12. Gitta is a Thief. Reasons I think so:
A. Eugenia wanted to name Gitta after herself, that is, to name her Eugenia, which is the name given to Thieves. She fought tooth and nail with Gitta’s father over it. Further, Eugenia only agreed to the name Gittavjore (a Brael name from another side of the family) after she learned that Gittavjore not only meant not only “God’s gift” but also “well born.” The names Eugenides and Eugenia also mean “well born.” This is discussed in The Thief and will turn up in a Google search as well.
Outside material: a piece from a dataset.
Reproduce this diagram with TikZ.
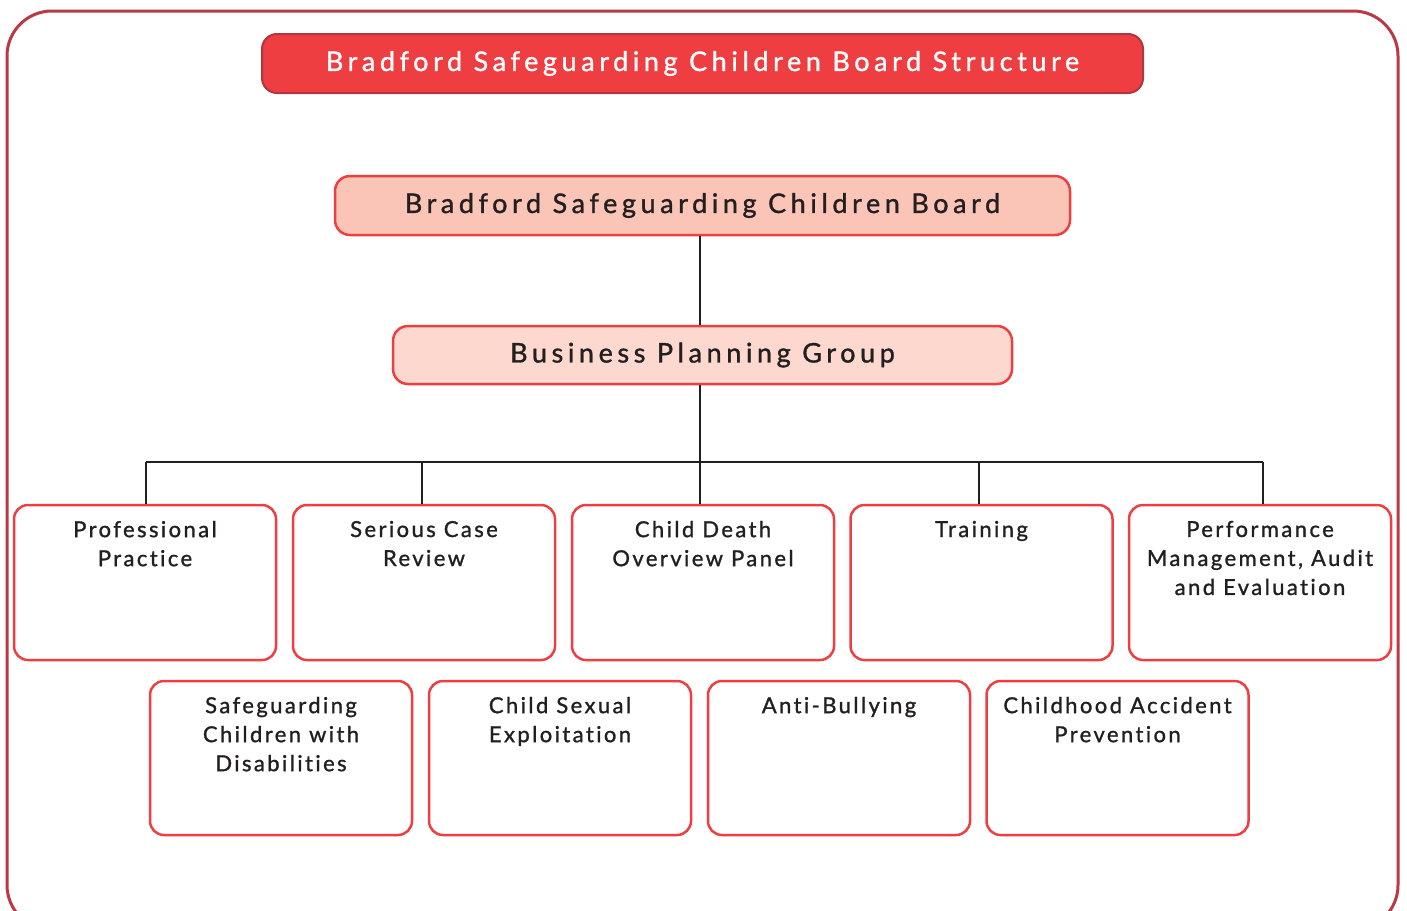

B. Tykus references a look in Gitta’s eye that her great-grandmother had seen the day she was born. Gen was able to identify Eugenia as a Thief upon her birth, just by looking at her. So was Gen’s grandfather able to identify Gen (this is stated in at least one of the books, but I can’t recall which). Combined with the name thing, this is a strong indication that Gitta is a Thief.
13. Eugenia is sending Gitta back to Eddis to steal back her homeland or to right whatever wrong happened there.
Eugenia refused all proposals of a marriage to the heir to Ephestalia for her daughter, her granddaughter, and her great-granddaughter Hennis (Gitta’s older sister), yet she agreed to a match between Gitta and the heir. Not only did she agree, she’d looked very pleased with herself after the match was agreed on, and died peacefully in her sleep.
What Tykus thinks about the name “Gittavjore” also meaning well born comes near the very end, immediately before Tykus’s statement that Gitta would be “a great queen.” This is probably an allusion to the role of Thief, since Gen was a great king because he was also a Thief.
If theory 13 is correct, then it’s likely that Eugenia refused the other matches because she was waiting for a Thief to be born. In waiting for the birth of a girl who could steal the country and sending her there as soon as there was a proposal (even though she’s only thirteen!), Eugenia was participating in the theft. So maybe she died having, after all, fulfilled the role she was destined for according to her father.
I would love to hear what other people think!